According to Virdi, economic liberalisation is here to stay and should be allowed to flourish without succumbing to vested interests. Competition is good for the entrepreneur as well as the consumer and should always be encouraged, he added. Referring to the government’s move to shelve foreign direct investment in the plantation sector, he urged for a reconsideration of the issue.

FDI entry into plantation sector shelved: It has to be noted that despite all the big talk about second generation economic reforms, the government has not been able to muster support for its much talked about bid to allow foreign direct investment in the plantation sector. Owing to strong opposition from various quarters including the powerful plantation lobby in the country, some sections of the government, labour unions and a few political parties, the move has been scuttled. The decision has thrown a wet blanket over expectations of FDI flowing into coffee and tea plantations.

Interestingly, the plantations sector is looked after by Commerce and Industry Minister Murasoli Maran, who also handles FDI policy. Despite this synergy, the government has been unsuccessful in clearing the plan to allow 74 per cent FDI in plantations. The plantation sector covers tea, coffee, rubber and spices, which are among the major export commodities in the country’s export basket. Since the issue involves exports, which the government is keen to boost, it was expected that the revised FDI policy would be cleared.
 

According to the original proposal mooted by the Department of Industrial Policy and Promotion, foreign equity up to 74 per cent was to be allowed in tea and coffee plantations. The Cabinet had discussed the proposal but decided to send it back to DIPP for more consultations following opposition from some sections of the government including the labour ministry. According to government sources, the proposal is now in cold storage.

The official line is that the plan is pending and no decision has been taken yet.
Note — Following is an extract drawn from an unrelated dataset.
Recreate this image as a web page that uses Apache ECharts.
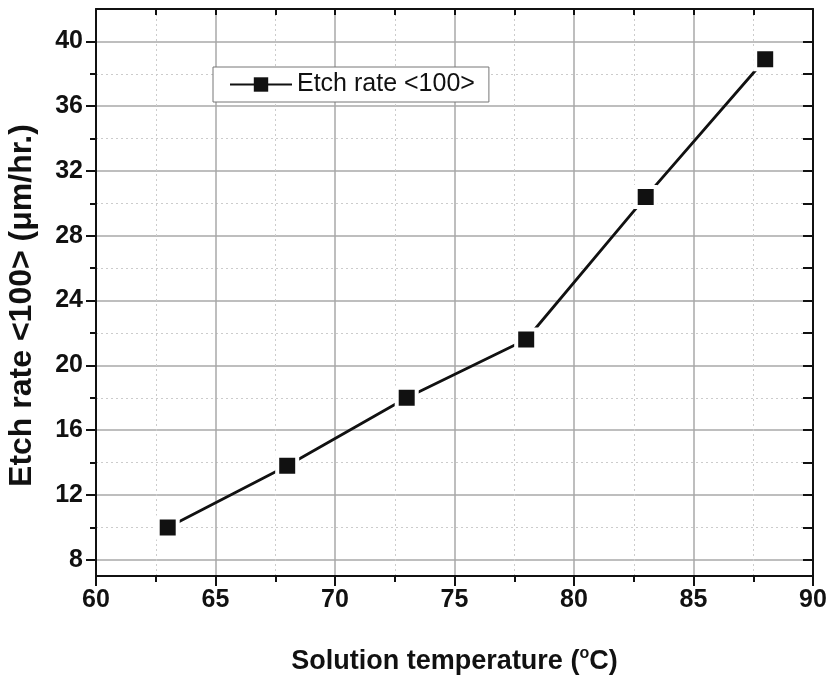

The reality, however, is that the door has been shut on FDIs in plantations for the time being. The labour ministry opposed the proposal, arguing that this would lead to large-scale unemployment in the plantation sector since the foreign partners would go for mechanisation in tea plucking and processing.

Virdi felt the view that entry of foreign companies would signal the end of the road for domestic industries is  blinkered. Takeovers are never a one-way street. For every Uncle Chipps bought out by a Frito-Lay, a SIEL by a Honda Motor Company or a Hindustan Motors by General Motors, there is a Wipro buying out an Acer, an HCL buying out an HP, a Tata Telecom buying out some of the stake of Bell-Canada.

There’s also an Infosys, a Wipro or a Silverline buying up companies abroad. The list is long and growing. And while it is true that at the moment there are more MNCs buying out Indian companies/joint venture partners than the other way round, that is of no great import. In the globalising world, the old-world distinction between Indian and foreign companies is quite meaningless. The so-called foreign companies are, in truth, owned by large institutional investors - mutual funds, pension funds and the like which really have no nationality - and whose only commitment is to deliver value to their shareholders, wherever they may be, he said.

It would be wrong, moreover, to regard a sellout to a foreign company as the end-of-the road for Indian companies. Ramesh Chauhan may have lost the Parle brands but he has gone on to transform the somnolent market for bottled water to one of the most keenly fought-over ones. Today, the success of his Bisleri brand has forced MNCs Coke and Pepsi to launch their own brands. Similarly, Max India’s sellout to Hutchison has provided the former with the deep pockets needed to make investments elsewhere - in newer, more fruitful sectors. Clearly, there’s room for both the Fritos as well as the Uncle Chipps’ of this world, he added.